The family of hysteresis loops, from the results of different applied varying voltages or forces, form a closed space in three dimensions, called the hysteroid.
Hysteresis was initially considered to be a dirty, unwanted, phenomena of materials. But its behaviour is now considered to be of very great importance in technology, and the property is for example used when constructing permanent memory for computers.
The phenomena of hysteresis can conceptually be explained as follow. Given a system, it can be divided into subsystems or domains, much larger than an atomic volume but even microscopically small. Such domains normally occur in ferroelectric and ferromagnetic systems, since individual dipoles tend to group with each other, forming a small isotropic region. Each of the system's domainss can be shown to have a metastable state. The metastable domains can in turn have two or more substates. Such a metastable state fluctates very much from domain to domain, but the average represents the configuration of lowest energy. The hysteresis is simply the sum of all domains, or the sum of all metastable states.

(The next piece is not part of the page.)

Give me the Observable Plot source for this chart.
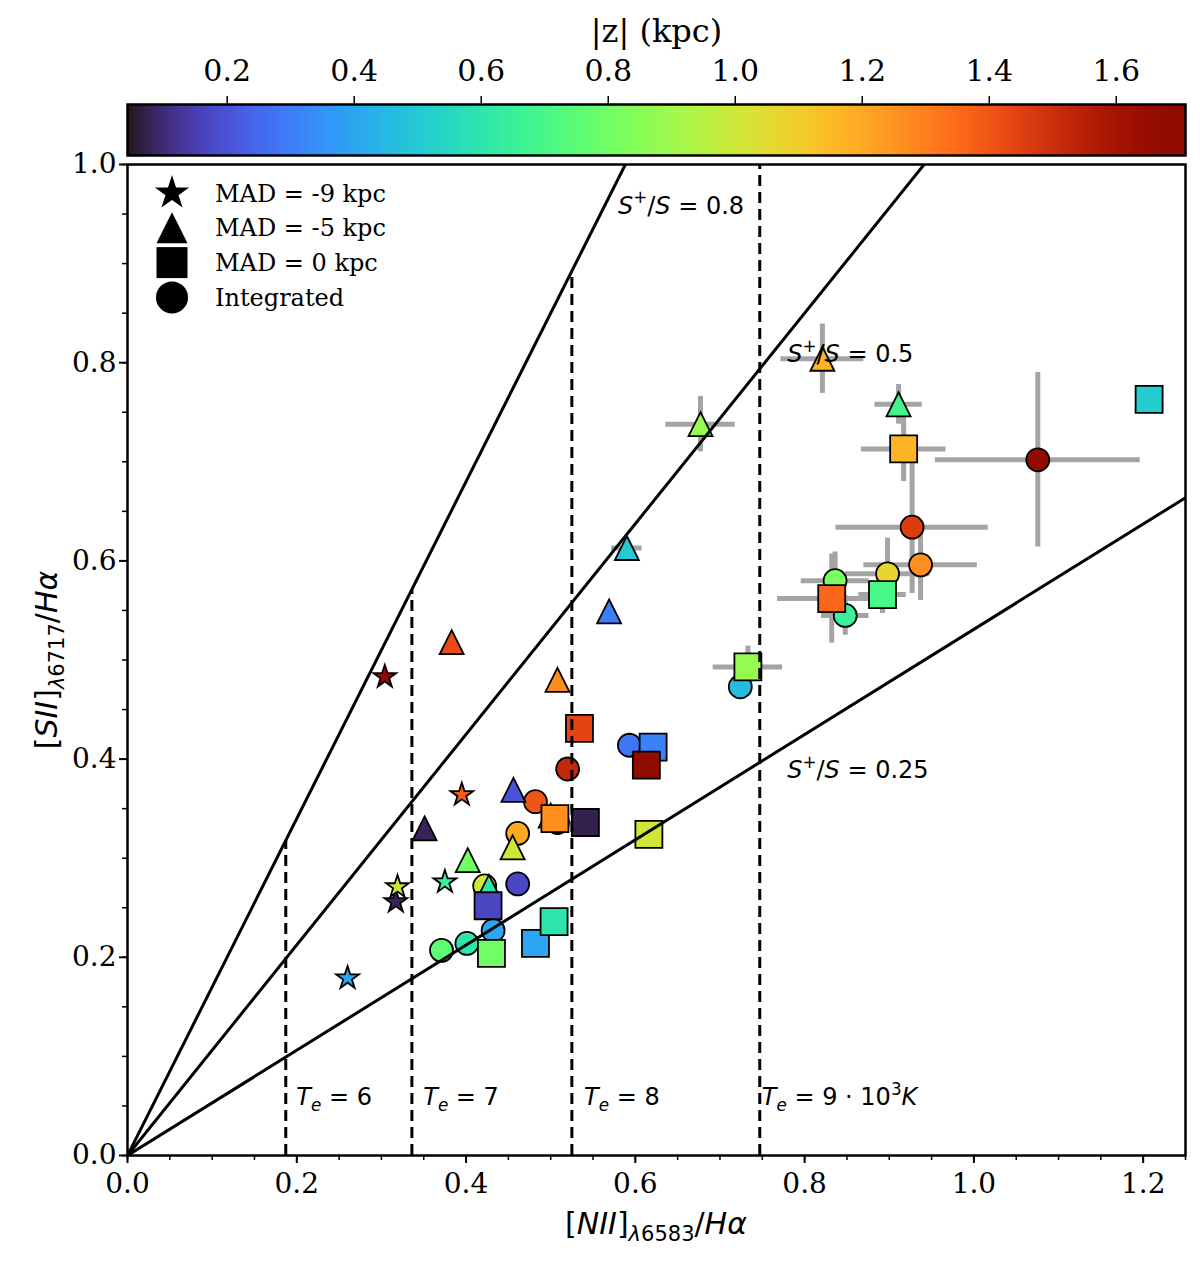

The term is actually used almost entirely to describe an effect seen in magnetism, specifically in ferromagnetic materials. When an external magnetic field is applied to a ferromagnet, the ferromagnet "takes up" some of the external field. Even when the external field is removed, the magnet will retain some field, it has become magnetized.
A hysteresis loop occurs when an alternating magnetic field is applied to a ferromagnetic material. As the magnetic field increases, the magnetization also increases, but it has a lower value than the equilibrium magnetization. The magnetic field then reverses direction and starts to decrease - again the magnetization lags, this time staying above the equilibrium value. If the field is plotted against magnetization during this cycle, it will appear as a loop.
This is a very important effect in many situations, notably magnetic tape and other related storage media like hard disks. In these materials it would seem obvious to have one polarity represent a bit, say north for 1 and south for 0. However, if you want to change the storage from one to the other, the hysteresis effect requires you to know what was already there, because the needed field will be different in every case. In order to avoid this problem, recording systems first overdrive the entire system into a known state, a process known as bias. Different materials require different biasing, which is why there is a selector for this on the front of most cassette recorders.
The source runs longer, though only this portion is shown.